Empfehlungen der Gemischten Kommission zur Reform des Theologiestudiums, EKD-Texte 96, 2009

Geleitwort

Der Evangelische Religionsunterricht ist der Ort, an dem Kinder, Jugendliche und junge Erwachsene neun, zehn oder sogar dreizehn Jahre lang lernen können, was es heißt, als evangelischer Christ in einer pluralen Gesellschaft zu leben. Für manche ist der Religionsunterricht die erste, ja auf lange Zeit die einzige Chance, mit dem Christsein, seiner Geschichte, seinen Ausdrucks- und Lebensformen bekannt und vertraut zu werden. Umso wichtiger ist es, dass Schülerinnen und Schüler einen überzeugenden Unterricht erleben, der sie anspricht, ihre Fragen aufnimmt und sie selbst zu Fragen anregt, der ihnen zeigt, warum die Themen des Unterrichts lebensbedeutsam sind, und der ihnen einen von evangelischer Freiheit geprägten Lernraum eröffnet. Evangelischer Religionsunterricht soll deshalb guter, lebensdienlicher und bildungsförderlicher Unterricht sein. Ein solcher Unterricht braucht kompetente Lehrerinnen und Lehrer, die sich auf die Sache des Religionsunterrichts ebenso verstehen wie auf ihre Schülerinnen und Schüler. Das erfordert eine sorgfältige Vorbereitung, bei der Studierende, Lehramtsanwärterinnen und -anwärter und junge Kolleginnen und Kollegen sich das berufliche Wissen und Können aneignen, das sie für einen ertragreichen Religionsunterricht benötigen.

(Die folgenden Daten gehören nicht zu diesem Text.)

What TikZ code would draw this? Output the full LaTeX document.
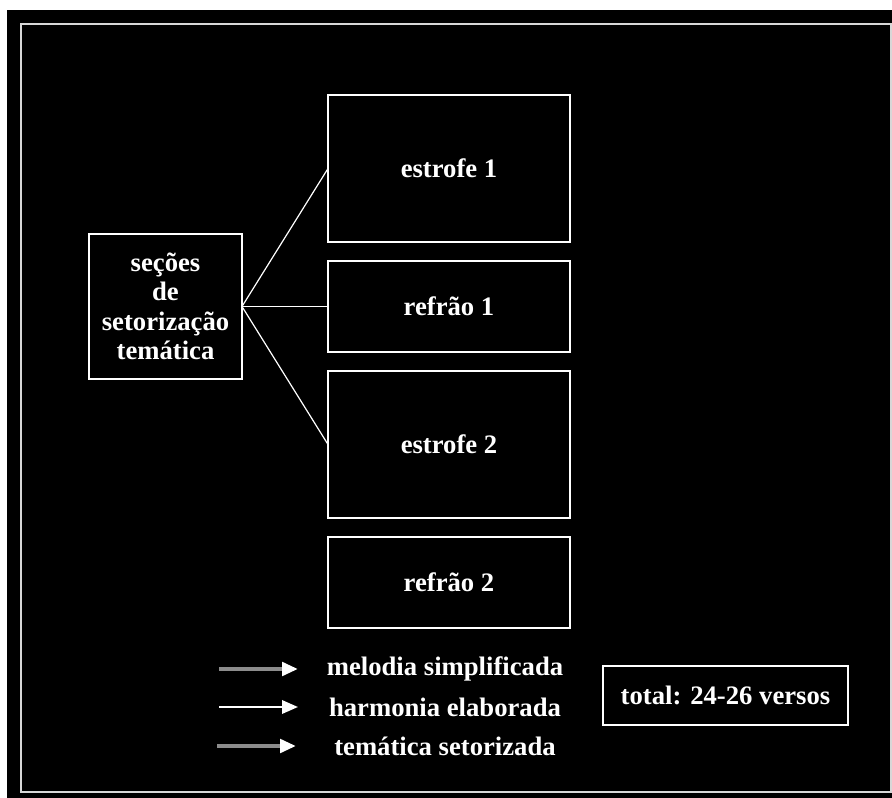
\documentclass[tikz,border=0pt]{standalone}
\usepackage{fontspec}
\setmainfont{Liberation Serif}
\usetikzlibrary{arrows.meta, positioning}
\definecolor{frameGray}{RGB}{215,215,215}
\definecolor{keyGray}{RGB}{140,140,140}

\begin{document}
\begin{tikzpicture}[x=0.75pt,y=-0.75pt,
    box/.style={draw=white,line width=1.5pt,outer sep=0pt,inner sep=0pt,
      text=white,align=center,font=\bfseries\fontsize{20}{22}\selectfont},
    link/.style={white,line width=0.9pt},
    keytext/.style={text=white,font=\bfseries\fontsize{20}{22}\selectfont},
    keyarrow/.style={line width=3pt,-{Triangle[length=12pt,width=10pt,color=white]}}]
  % Background and outer frame
  \useasboundingbox (0,0) rectangle (892,798);
  \fill[black] (7,10) rectangle (892,798);
  \draw[frameGray,line width=1.5pt] (21,24) rectangle (891,792);
  % Sections
  \node[box,minimum width=114.75pt,minimum height=108.75pt] (sec) at (165.5,306.5)
    {seções\\de\\setorização\\temática};
  \node[box,minimum width=181.5pt,minimum height=110.25pt] (e1) at (449,168.5) {estrofe 1};
  \node[box,minimum width=181.5pt,minimum height=68.25pt,below=14.25pt of e1] (r1) {refrão 1};
  \node[box,minimum width=181.5pt,minimum height=110.25pt,below=14.25pt of r1] (e2) {estrofe 2};
  \node[box,minimum width=181.5pt,minimum height=68.25pt,below=14.25pt of e2] (r2) {refrão 2};
  % Links
  \draw[link] (sec.east) -- (e1.west);
  \draw[link] (sec.east) -- (r1.west);
  \draw[link] (sec.east) -- (e2.west);
  % Legend
  \node[keytext] (mel) at (445,669) {melodia simplificada};
  \node[keytext] (har) at (445,707) {harmonia elaborada};
  \node[keytext] (tem) at (445,746) {temática setorizada};
  \coordinate (mel0) at (219,669);
  \coordinate (mel1) at (298,669);
  \coordinate (har0) at (219,707);
  \coordinate (har1) at (298,707);
  \coordinate (tem0) at (217,746);
  \coordinate (tem1) at (296,746);
  \draw[keyarrow,keyGray] (mel0) -- (mel1);
  \draw[keyarrow,white,line width=1.8pt] (har0) -- (har1);
  \draw[keyarrow,keyGray] (tem0) -- (tem1);
  % Total
  \node[box,minimum width=183.75pt,minimum height=44.25pt] (tot) at (725.5,695.5)
    {total: 24-26 versos};
\end{tikzpicture}
\end{document}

Welches Wissen und welches Können – also welche Kompetenzen – brauchen Religionslehrkräfte? Dieser Frage geht die vorliegende Ausarbeitung nach. Sie nimmt die konkreten Anforderungen in den Blick, die jeden Tag auf die Religionslehrkräfte zukommen und denen sie gewachsen sein müssen, und blickt von dort aus zurück auf die Ausbildung im Studium, im Vorbereitungsdienst und in der Berufseingangsphase. Alle Ausbildungsphasen sollen dazu beitragen, dass sich eine solide „theologisch-religionspädagogische Kompetenz“ entwickelt, die alle notwendigen Teilkompetenzen einer Religionslehrkraft umschließt. Kompetenzen benötigen einen Gütemaßstab, der angibt, in welcher Ausprägung Wissen, Fähigkeiten und Fertigkeiten vorhanden sein müssen, damit Religionsunterricht in guter Qualität erteilt werden kann. Dafür verwendet der vorliegende Text den Begriff „Standard“.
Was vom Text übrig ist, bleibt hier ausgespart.